The same year, the city of Dortmund revoked a prize for novelist Kamila Shamsie because she supported BDS, and in 2020 the federal antisemitism commissioner barred philosopher Achille Mbembe from giving a speech at an arts festival because he had compared Israel to apartheid South Africa. In recent years, too, there have been proven cases of digital surveillance and smear campaigning against people with pro-Palestine views and a concerning number of Arab journalists — particularly Palestinians — have lost or been forced from their jobs over allegations of BDS- or anti-Israel-related antisemitism.
Such censorship exemplifies a concerning interpretation of the lessons of German memory culture. The country’s commitment to remembering its responsibility for the Holocaust and Germany’s historical responsibility has become synonymous with unquestioning support for Israel, now understood as Germany’s Staatsräson — its “reason of state”. This has meant that, although 85% of antisemitic crimes are committed by the far right, Germany has shifted the blame to migrants — especially those from the Middle East — by interpreting support for Palestine and critique of Israel as inherently antisemitic.
The right has long monopolised on this issue. Indeed, the first anti-BDS resolution was written by Alternative für Deutschland (AfD), a far-right party with neo-Nazi links that has also pushed the idea that migrants are “importing antisemitism” into Germany. Like the anti-BDS resolution, this racist fiction became accepted across Germany’s political spectrum and has been used to justify a recent push to speed up deportations. At the same time, the state of Saxony-Anhalt made recognition of Israel a prerequisite for applying for German citizenship, and a centre-left party, the SPD, wants to revoke citizenship from “antisemites”.
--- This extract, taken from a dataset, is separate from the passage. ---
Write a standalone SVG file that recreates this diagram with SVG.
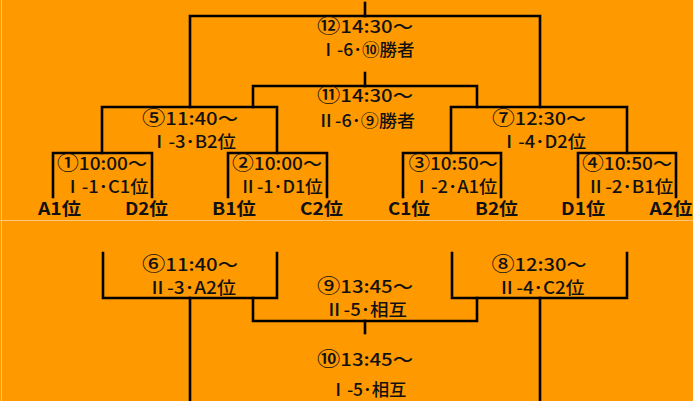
<svg xmlns="http://www.w3.org/2000/svg" width="693" height="401" viewBox="0 0 693 401">
  <style>
    .bg { fill: #FF9900; }
    .edge { stroke: #FFC77A; stroke-width: 1; fill: none; }
    .conn { stroke: #000; stroke-width: 2.6; fill: none; stroke-linecap: square; }
    .m { font-family: "Noto Sans CJK JP", "Noto Sans", sans-serif; font-size: 17px; font-weight: 500; fill: #111; text-anchor: middle; }
    .t { font-family: "Noto Sans CJK JP", "Noto Sans", sans-serif; font-size: 17px; font-weight: bold; fill: #111; text-anchor: middle; }
    .c { font-size: 19.5px; }
  </style>
  <rect class="bg" x="0" y="0" width="693" height="401"/>
  <line class="edge" x1="1.5" y1="0" x2="1.5" y2="401"/>
  <line class="edge" x1="0" y1="220.5" x2="693" y2="220.5"/>

  <g id="connectors">
    <path class="conn" d="M365,3 V16"/>
    <path class="conn" d="M190,107 V16 H540 V107"/>
    <path class="conn" d="M365,73 V86"/>
    <path class="conn" d="M253,107 V86 H477 V107"/>
    <path class="conn" d="M102,153 V107 H277 V153"/>
    <path class="conn" d="M451,153 V107 H627 V153"/>
    <path class="conn" d="M53,197 V153 H152 V197"/>
    <path class="conn" d="M228,197 V153 H327 V197"/>
    <path class="conn" d="M403,197 V153 H501 V197"/>
    <path class="conn" d="M578,197 V153 H676 V197"/>
    <path class="conn" d="M103,253 V298 H277 V253"/>
    <path class="conn" d="M452,253 V298 H627 V253"/>
    <path class="conn" d="M190,298 V401"/>
    <path class="conn" d="M540,298 V401"/>
    <path class="conn" d="M253,298 V321 H477 V298"/>
    <path class="conn" d="M365,321 V333"/>
  </g>

  <g id="match12">
    <text class="m"><tspan x="365" y="33" textLength="96" lengthAdjust="spacingAndGlyphs"><tspan class="c">⑫</tspan>14:30～</tspan><tspan x="367" y="56" textLength="95" lengthAdjust="spacingAndGlyphs">Ⅰ-6･⑩勝者</tspan></text>
  </g>
  <g id="match11">
    <text class="m"><tspan x="365" y="102" textLength="96" lengthAdjust="spacingAndGlyphs"><tspan class="c">⑪</tspan>14:30～</tspan><tspan x="366" y="127" textLength="98" lengthAdjust="spacingAndGlyphs">Ⅱ-6･⑨勝者</tspan></text>
  </g>
  <g id="match5">
    <text class="m"><tspan x="190" y="125" textLength="96" lengthAdjust="spacingAndGlyphs"><tspan class="c">⑤</tspan>11:40～</tspan><tspan x="193" y="148" textLength="86" lengthAdjust="spacingAndGlyphs">Ⅰ-3･B2位</tspan></text>
  </g>
  <g id="match7">
    <text class="m"><tspan x="539" y="125" textLength="94" lengthAdjust="spacingAndGlyphs"><tspan class="c">⑦</tspan>12:30～</tspan><tspan x="543" y="148" textLength="86" lengthAdjust="spacingAndGlyphs">Ⅰ-4･D2位</tspan></text>
  </g>
  <g id="match1">
    <text class="m"><tspan x="102" y="170" textLength="90" lengthAdjust="spacingAndGlyphs"><tspan class="c">①</tspan>10:00～</tspan><tspan x="106" y="193" textLength="85" lengthAdjust="spacingAndGlyphs">Ⅰ-1･C1位</tspan></text>
  </g>
  <g id="match2">
    <text class="m"><tspan x="277" y="170" textLength="90" lengthAdjust="spacingAndGlyphs"><tspan class="c">②</tspan>10:00～</tspan><tspan x="281" y="193" textLength="84" lengthAdjust="spacingAndGlyphs">Ⅱ-1･D1位</tspan></text>
  </g>
  <g id="match3">
    <text class="m"><tspan x="453" y="170" textLength="89" lengthAdjust="spacingAndGlyphs"><tspan class="c">③</tspan>10:50～</tspan><tspan x="455" y="193" textLength="85" lengthAdjust="spacingAndGlyphs">Ⅰ-2･A1位</tspan></text>
  </g>
  <g id="match4">
    <text class="m"><tspan x="627" y="170" textLength="90" lengthAdjust="spacingAndGlyphs"><tspan class="c">④</tspan>10:50～</tspan><tspan x="630" y="193" textLength="87" lengthAdjust="spacingAndGlyphs">Ⅱ-2･B1位</tspan></text>
  </g>

  <g id="team-A1"><text class="t" x="59.5" y="215" textLength="43" lengthAdjust="spacingAndGlyphs">A1位</text></g>
  <g id="team-D2"><text class="t" x="146.5" y="215" textLength="43" lengthAdjust="spacingAndGlyphs">D2位</text></g>
  <g id="team-B1"><text class="t" x="234" y="215" textLength="44" lengthAdjust="spacingAndGlyphs">B1位</text></g>
  <g id="team-C2"><text class="t" x="321.5" y="215" textLength="43" lengthAdjust="spacingAndGlyphs">C2位</text></g>
  <g id="team-C1"><text class="t" x="409" y="215" textLength="42" lengthAdjust="spacingAndGlyphs">C1位</text></g>
  <g id="team-B2"><text class="t" x="496.5" y="215" textLength="43" lengthAdjust="spacingAndGlyphs">B2位</text></g>
  <g id="team-D1"><text class="t" x="583" y="215" textLength="44" lengthAdjust="spacingAndGlyphs">D1位</text></g>
  <g id="team-A2"><text class="t" x="671" y="215" textLength="43" lengthAdjust="spacingAndGlyphs">A2位</text></g>

  <g id="match6">
    <text class="m"><tspan x="190" y="271" textLength="96" lengthAdjust="spacingAndGlyphs"><tspan class="c">⑥</tspan>11:40～</tspan><tspan x="192" y="294" textLength="88" lengthAdjust="spacingAndGlyphs">Ⅱ-3･A2位</tspan></text>
  </g>
  <g id="match8">
    <text class="m"><tspan x="539" y="271" textLength="95" lengthAdjust="spacingAndGlyphs"><tspan class="c">⑧</tspan>12:30～</tspan><tspan x="541" y="294" textLength="87" lengthAdjust="spacingAndGlyphs">Ⅱ-4･C2位</tspan></text>
  </g>
  <g id="match9">
    <text class="m"><tspan x="365" y="293" textLength="96" lengthAdjust="spacingAndGlyphs"><tspan class="c">⑨</tspan>13:45～</tspan><tspan x="366" y="316" textLength="82" lengthAdjust="spacingAndGlyphs">Ⅱ-5･相互</tspan></text>
  </g>
  <g id="match10">
    <text class="m"><tspan x="365" y="366" textLength="96" lengthAdjust="spacingAndGlyphs"><tspan class="c">⑩</tspan>13:45～</tspan><tspan x="368" y="396" textLength="77" lengthAdjust="spacingAndGlyphs">Ⅰ-5･相互</tspan></text>
  </g>
</svg>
The German media has been pursuing this same racist logic, encapsulated in a telling leaked email: “Free West, fuck the intolerant Muslims” — and in a grotesque call back to Nazi ideology: “Und natürlich: Zionismus über alles.” [And of course: Zionism above everything]. These words, written by Mathias Döpfner, the CEO of Germany’s Axel Springer media group, aptly summarise the position most German media has taken.
AfD is now the second-strongest party in Germany and right-wing groups have infiltrated Germany’s armed forces, security agencies and police. Meanwhile, a 2022 poll found that more than 50% of Germans considered Islam a “threat”. Rather than prevent the rise of the far-right or combat racism and antisemitism, Germany’s pro-Israel anti-antisemitism has allowed the flourishing of a far-right able to direct their racism towards anti-Zionist migrants while exploiting the fight against antisemitism to increasingly fascist ends.
This should serve as a warning for Australians.
As Germany shows, crackdowns on anti-Zionist activism are easily used to usher in repressive policies and actions that contravene basic rights. Moreover, they can provide cover for a dangerous far right that uses migrants and people of colour as scapegoats for its antisemitism. It’s a dire situation and a cruel distortion of Germany’s historical responsibility. But it’s worth remembering that Germany reached this point slowly, one decision at a time. Australians must be vigilant not to allow the same mistakes.